Why the spread of organic farms may prompt growers to use more pesticide, not less

By Karen Kaplan | LA Times |

LOS ANGELES TIMES - To help California fight climate change, air quality regulators would like to see 20% of the state’s farmland go organic by 2045. That means converting about 65,000 acres of conventional fields to organic practices every year.

“We expect an increase in organic in the future,” said study leader Ashley Larsen, a professor of agricultural and landscape ecology at UC Santa Barbara. “How do we make sure this is not causing unintended harm?”

The statistical analysis alone doesn’t prove that the addition of organic fields is responsible for the change in pesticide use, but Larsen said the circumstantial evidence for a causal relationship is compelling. The conventional fields that acquired an organic neighbor used to have the same pattern of pesticide use as their fellow other conventional fields, and they started to diverge only after the nearby field switched to organic.
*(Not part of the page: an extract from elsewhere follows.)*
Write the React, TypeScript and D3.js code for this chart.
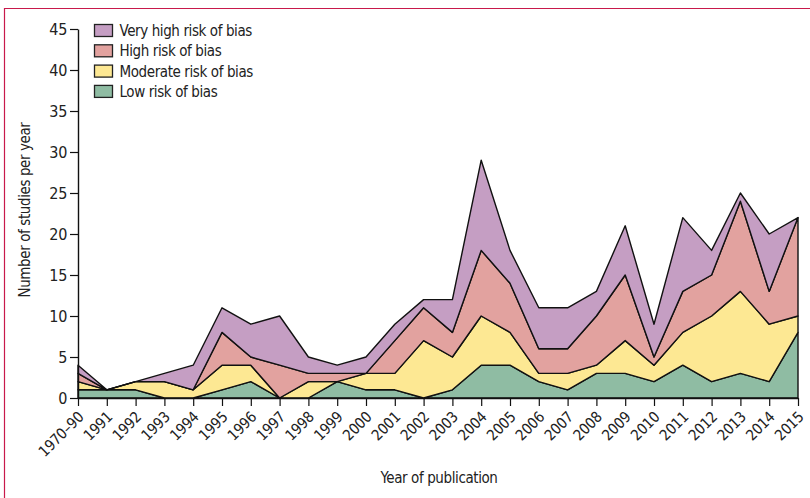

“This is pretty strong evidence, in our minds,” she said.

Milt McGiffen, a cooperative extension specialist with the Department of Botany and Plant Sciences at UC Riverside, was less sure. He said growers make a point of planting organic crops in places where they know pest control won’t be a big problem since they can’t use conventional pesticides.

“Mostly why you have a group of organic farms together is because that’s where you have the fewest pests, not the other way around,” said McGiffen, who wasn’t involved in the study.